Why it matters: In recent decades, the two acquired trillions of dollars worth of U.S. Treasury bonds, financing the big deficits that emerged after the financial crisis of 2008 and the COVID pandemic.

State of play: That’s changed. Over the last year, the Federal Reserve has decreased its holdings of U.S. Treasury bonds by $650 billion.

  • Public data on China’s official holdings show them down by more than $50 billion over the same period, and they’re down nearly $300 billion since early 2021.

Context: The Fed isn’t actually selling U.S. Treasuries — it’s letting them mature and “roll off the balance sheet” instead of rolling into new bonds.

  • Also, there are big limitations to the publicly available data on China’s holdings. Some experts, like Brad Setser of the Council on Foreign Relations, think China’s holdings are more or less flat, rather than down — but that some of the bonds are stashed in places that don’t show up in official data.

The big picture: That said, the fact remains that neither the Fed nor China are the big buyers they once were. Here’s why.

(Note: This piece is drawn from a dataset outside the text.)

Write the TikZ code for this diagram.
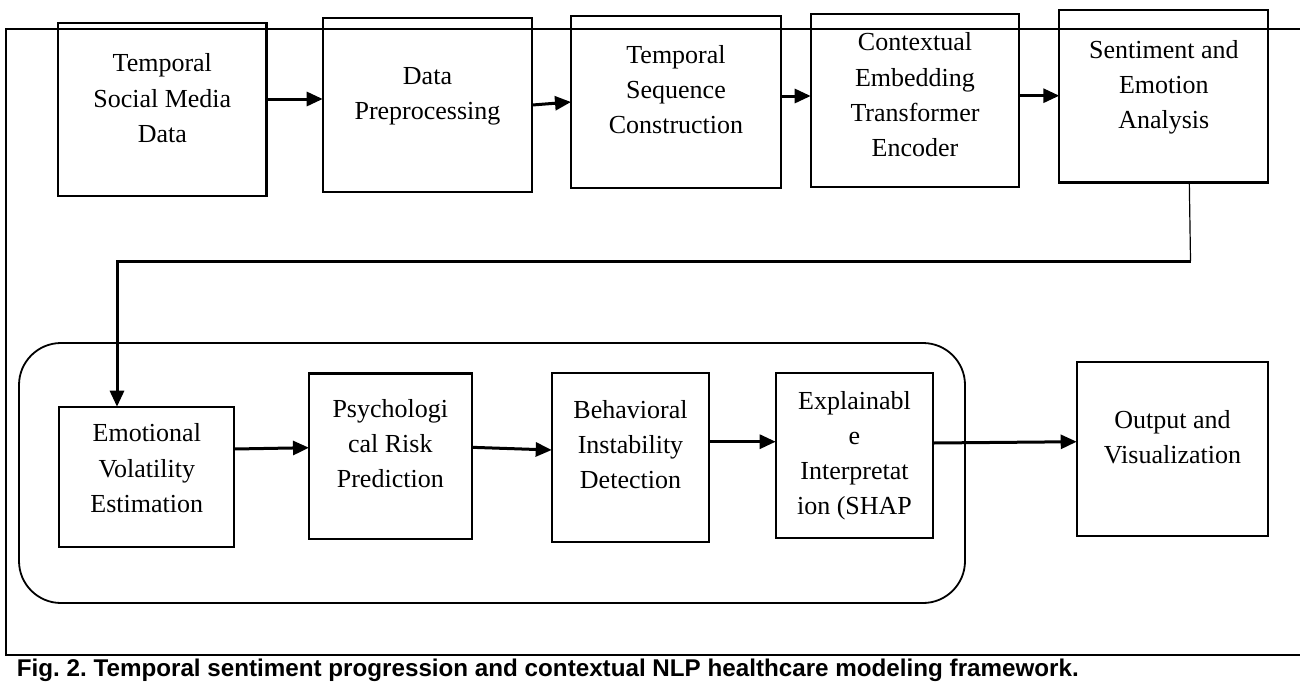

Flashback: The Fed began buying long-term Treasuries in the aftermath of the 2008 financial crisis, as a way of trying to inject cash into the U.S. economy, reinvigorate growth and inflation, and lower unemployment. (This was called quantitative easing.)

  • China became a major buyer of U.S. government bonds about 20 years ago. As its economy boomed, it used Treasury purchases as a tool to help keep its currency from strengthening, helping to boost its exports. (Read more.)

Yes, but: Today, things are different.

  • In the U.S., unemployment is low and inflation has been a problem, so the Fed is siphoning out some fuel it previously pumped into the economic engine, by shrinking its holdings of government bonds. (This is called quantitative tightening.)
  • In China, the economy — and the currency — are weakening. It now may even be selling some of its Treasuries as it tries to support its slumping currency.
  • Further, the worsening relationship between the U.S. and China — as well as America’s sanctions on Russia after its invasion of Ukraine — might be giving Beijing a reason to reduce its exposure to the U.S. financial system.

Between the lines: It wasn’t just their size that made the Fed and China important to the Treasury market. In market jargon, they were “non-economic” or “price insensitive” purchasers.

  • That means they weren’t just investors looking at Treasury yields and thinking they were a good place to earn returns — rather, they were using the Treasury market as a tool to accomplish policy goals.
  • So even when yields were insanely low, they were still buyers. That is a pretty handy investor base for an indebted country like the U.S.

The bottom line: Without these two seemingly bottomless sources of demand for American bonds, Uncle Sam has to offer higher yields than it otherwise would have, to get the money it needs from investors.

  • Of course, the disappearance of bids from the Fed and the Chinese buyers isn’t the only factor behind the recent rise in bond yields, which also reflects a supply onslaught and market views about economic growth, inflation and Fed policy.
  • But all of these factors clearly point to a higher-for-longer reality, which will make U.S. debt, now at almost 100% of GDP, tougher to manage.